● DATA EXCERPT
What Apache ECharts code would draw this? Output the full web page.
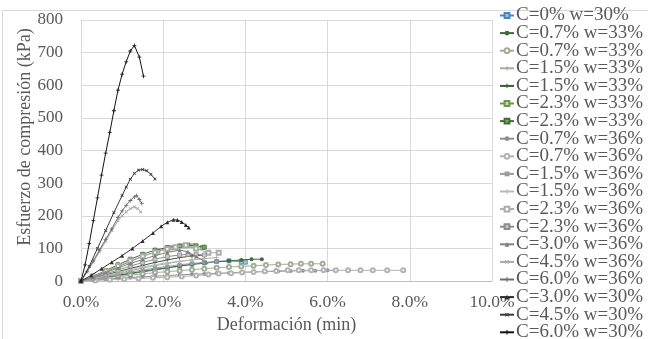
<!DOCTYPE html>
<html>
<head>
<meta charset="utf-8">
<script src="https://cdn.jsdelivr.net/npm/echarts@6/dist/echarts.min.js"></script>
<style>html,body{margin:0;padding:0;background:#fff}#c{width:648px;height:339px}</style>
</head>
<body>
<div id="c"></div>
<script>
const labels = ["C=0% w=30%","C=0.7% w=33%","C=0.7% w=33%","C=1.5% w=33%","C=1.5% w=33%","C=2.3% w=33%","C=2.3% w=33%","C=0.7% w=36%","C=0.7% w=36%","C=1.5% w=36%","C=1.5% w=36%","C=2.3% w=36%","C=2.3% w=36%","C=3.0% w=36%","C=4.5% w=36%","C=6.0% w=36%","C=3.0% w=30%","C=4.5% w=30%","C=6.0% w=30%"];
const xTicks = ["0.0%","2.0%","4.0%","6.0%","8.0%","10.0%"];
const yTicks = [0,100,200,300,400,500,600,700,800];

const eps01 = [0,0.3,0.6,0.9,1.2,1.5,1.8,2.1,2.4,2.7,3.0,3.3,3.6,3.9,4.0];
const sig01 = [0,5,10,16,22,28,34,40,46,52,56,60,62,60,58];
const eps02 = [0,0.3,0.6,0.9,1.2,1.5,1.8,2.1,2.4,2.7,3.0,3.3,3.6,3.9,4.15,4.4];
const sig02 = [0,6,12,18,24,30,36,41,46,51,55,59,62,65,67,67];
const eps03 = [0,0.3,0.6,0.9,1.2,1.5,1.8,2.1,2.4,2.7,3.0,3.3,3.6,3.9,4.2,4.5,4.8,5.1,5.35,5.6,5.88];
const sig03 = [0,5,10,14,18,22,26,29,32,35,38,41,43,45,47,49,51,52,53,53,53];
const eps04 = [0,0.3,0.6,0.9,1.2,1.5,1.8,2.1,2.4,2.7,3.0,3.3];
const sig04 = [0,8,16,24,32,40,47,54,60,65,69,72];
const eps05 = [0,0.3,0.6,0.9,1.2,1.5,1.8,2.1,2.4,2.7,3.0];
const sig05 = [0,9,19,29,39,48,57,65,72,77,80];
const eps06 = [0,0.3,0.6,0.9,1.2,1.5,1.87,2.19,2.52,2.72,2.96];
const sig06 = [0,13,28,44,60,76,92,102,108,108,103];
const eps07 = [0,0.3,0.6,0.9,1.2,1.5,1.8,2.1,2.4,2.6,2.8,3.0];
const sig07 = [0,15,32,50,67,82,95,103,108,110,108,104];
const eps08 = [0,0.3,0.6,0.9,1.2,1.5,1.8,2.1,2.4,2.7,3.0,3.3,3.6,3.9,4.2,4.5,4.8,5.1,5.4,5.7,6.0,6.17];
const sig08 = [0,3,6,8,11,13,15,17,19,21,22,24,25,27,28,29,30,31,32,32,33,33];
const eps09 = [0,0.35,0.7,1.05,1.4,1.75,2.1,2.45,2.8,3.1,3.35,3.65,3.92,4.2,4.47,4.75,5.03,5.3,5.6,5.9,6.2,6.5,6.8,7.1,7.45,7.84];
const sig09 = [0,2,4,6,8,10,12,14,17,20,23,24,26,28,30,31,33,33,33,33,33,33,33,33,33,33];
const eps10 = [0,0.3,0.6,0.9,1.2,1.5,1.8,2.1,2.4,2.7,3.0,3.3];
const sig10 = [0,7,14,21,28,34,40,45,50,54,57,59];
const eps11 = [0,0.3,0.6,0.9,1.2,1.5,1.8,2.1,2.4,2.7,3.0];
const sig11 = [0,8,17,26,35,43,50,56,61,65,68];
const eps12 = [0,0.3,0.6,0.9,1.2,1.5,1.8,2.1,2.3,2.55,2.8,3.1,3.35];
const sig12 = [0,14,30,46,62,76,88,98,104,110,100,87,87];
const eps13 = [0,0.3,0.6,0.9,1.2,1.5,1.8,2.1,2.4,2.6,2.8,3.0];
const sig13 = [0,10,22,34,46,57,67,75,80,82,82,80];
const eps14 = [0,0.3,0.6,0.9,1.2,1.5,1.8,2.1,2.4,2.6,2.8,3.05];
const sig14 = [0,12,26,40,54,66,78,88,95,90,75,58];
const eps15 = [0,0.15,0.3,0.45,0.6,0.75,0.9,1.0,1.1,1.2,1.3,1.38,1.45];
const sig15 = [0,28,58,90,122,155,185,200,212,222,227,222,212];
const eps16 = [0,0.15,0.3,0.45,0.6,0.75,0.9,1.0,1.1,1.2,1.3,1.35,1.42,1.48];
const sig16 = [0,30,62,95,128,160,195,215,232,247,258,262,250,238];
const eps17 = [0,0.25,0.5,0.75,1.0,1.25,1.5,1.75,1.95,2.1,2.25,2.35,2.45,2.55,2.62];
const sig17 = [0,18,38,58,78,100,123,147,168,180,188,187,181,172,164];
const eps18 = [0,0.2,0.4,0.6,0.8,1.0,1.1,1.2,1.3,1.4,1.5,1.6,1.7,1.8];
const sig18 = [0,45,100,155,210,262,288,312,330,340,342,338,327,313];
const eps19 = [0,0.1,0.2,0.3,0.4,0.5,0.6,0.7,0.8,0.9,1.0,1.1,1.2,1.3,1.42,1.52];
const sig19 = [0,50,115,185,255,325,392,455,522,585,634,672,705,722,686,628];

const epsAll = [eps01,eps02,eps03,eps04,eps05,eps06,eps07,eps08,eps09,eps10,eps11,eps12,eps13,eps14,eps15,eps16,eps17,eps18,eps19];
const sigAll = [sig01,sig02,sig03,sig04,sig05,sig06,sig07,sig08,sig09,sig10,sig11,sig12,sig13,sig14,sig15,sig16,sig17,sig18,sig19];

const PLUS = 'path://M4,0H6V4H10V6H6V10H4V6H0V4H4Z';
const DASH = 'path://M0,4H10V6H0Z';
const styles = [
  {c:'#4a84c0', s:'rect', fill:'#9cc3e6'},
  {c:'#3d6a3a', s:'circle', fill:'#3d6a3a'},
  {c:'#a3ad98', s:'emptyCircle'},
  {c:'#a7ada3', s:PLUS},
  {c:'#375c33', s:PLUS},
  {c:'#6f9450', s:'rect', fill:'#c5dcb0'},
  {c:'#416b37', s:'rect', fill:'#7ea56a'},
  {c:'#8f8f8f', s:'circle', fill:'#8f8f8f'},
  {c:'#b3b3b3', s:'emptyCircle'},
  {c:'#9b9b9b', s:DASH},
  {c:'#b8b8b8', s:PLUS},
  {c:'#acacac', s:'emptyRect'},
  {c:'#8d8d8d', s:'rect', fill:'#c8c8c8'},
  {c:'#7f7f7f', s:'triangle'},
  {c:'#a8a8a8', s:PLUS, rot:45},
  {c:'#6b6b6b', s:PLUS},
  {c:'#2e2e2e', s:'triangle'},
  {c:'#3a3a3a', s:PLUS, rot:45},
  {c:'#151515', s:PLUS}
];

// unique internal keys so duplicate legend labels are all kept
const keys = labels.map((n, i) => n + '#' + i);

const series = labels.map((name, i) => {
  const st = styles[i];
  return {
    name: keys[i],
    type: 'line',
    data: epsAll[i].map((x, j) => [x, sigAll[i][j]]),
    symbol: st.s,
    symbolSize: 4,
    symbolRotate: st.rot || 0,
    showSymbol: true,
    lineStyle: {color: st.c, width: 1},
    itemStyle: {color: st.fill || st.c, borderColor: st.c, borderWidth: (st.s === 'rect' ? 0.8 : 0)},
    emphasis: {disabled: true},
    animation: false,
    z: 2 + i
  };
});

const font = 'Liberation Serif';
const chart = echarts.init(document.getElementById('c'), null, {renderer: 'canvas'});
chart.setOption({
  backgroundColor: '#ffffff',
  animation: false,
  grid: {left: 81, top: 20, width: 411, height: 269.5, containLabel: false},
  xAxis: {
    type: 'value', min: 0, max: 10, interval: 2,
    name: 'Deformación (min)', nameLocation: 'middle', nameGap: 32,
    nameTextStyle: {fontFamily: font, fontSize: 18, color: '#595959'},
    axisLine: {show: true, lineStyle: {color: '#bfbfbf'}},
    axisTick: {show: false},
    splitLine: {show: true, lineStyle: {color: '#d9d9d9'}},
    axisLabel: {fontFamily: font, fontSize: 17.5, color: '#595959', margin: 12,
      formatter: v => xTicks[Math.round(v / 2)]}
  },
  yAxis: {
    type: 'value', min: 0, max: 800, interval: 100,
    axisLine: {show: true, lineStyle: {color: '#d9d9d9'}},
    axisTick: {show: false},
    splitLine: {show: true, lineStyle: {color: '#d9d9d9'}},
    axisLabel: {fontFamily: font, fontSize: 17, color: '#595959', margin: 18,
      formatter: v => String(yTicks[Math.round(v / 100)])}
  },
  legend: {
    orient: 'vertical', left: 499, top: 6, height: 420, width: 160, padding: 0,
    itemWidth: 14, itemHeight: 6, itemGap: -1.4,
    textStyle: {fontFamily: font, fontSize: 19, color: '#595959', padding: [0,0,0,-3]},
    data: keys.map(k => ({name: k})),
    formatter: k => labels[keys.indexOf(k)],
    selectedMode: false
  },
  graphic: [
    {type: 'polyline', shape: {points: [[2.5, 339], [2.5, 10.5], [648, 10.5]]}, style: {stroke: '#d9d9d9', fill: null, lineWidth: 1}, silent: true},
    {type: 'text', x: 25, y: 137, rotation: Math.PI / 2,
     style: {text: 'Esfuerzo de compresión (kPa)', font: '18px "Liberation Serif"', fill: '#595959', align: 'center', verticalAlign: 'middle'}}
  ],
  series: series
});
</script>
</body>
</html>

● SET TASK
Write out exactly the lines between the start of the data and the line with "const yTicks = [0,100,200,300,400,500,600,700,800];", including both, but none of the pictures.

● RESPONSE TO THIS TASK
What Apache ECharts code would draw this? Output the full web page.
<!DOCTYPE html>
<html>
<head>
<meta charset="utf-8">
<script src="https://cdn.jsdelivr.net/npm/echarts@6/dist/echarts.min.js"></script>
<style>html,body{margin:0;padding:0;background:#fff}#c{width:648px;height:339px}</style>
</head>
<body>
<div id="c"></div>
<script>
const labels = ["C=0% w=30%","C=0.7% w=33%","C=0.7% w=33%","C=1.5% w=33%","C=1.5% w=33%","C=2.3% w=33%","C=2.3% w=33%","C=0.7% w=36%","C=0.7% w=36%","C=1.5% w=36%","C=1.5% w=36%","C=2.3% w=36%","C=2.3% w=36%","C=3.0% w=36%","C=4.5% w=36%","C=6.0% w=36%","C=3.0% w=30%","C=4.5% w=30%","C=6.0% w=30%"];
const xTicks = ["0.0%","2.0%","4.0%","6.0%","8.0%","10.0%"];
const yTicks = [0,100,200,300,400,500,600,700,800];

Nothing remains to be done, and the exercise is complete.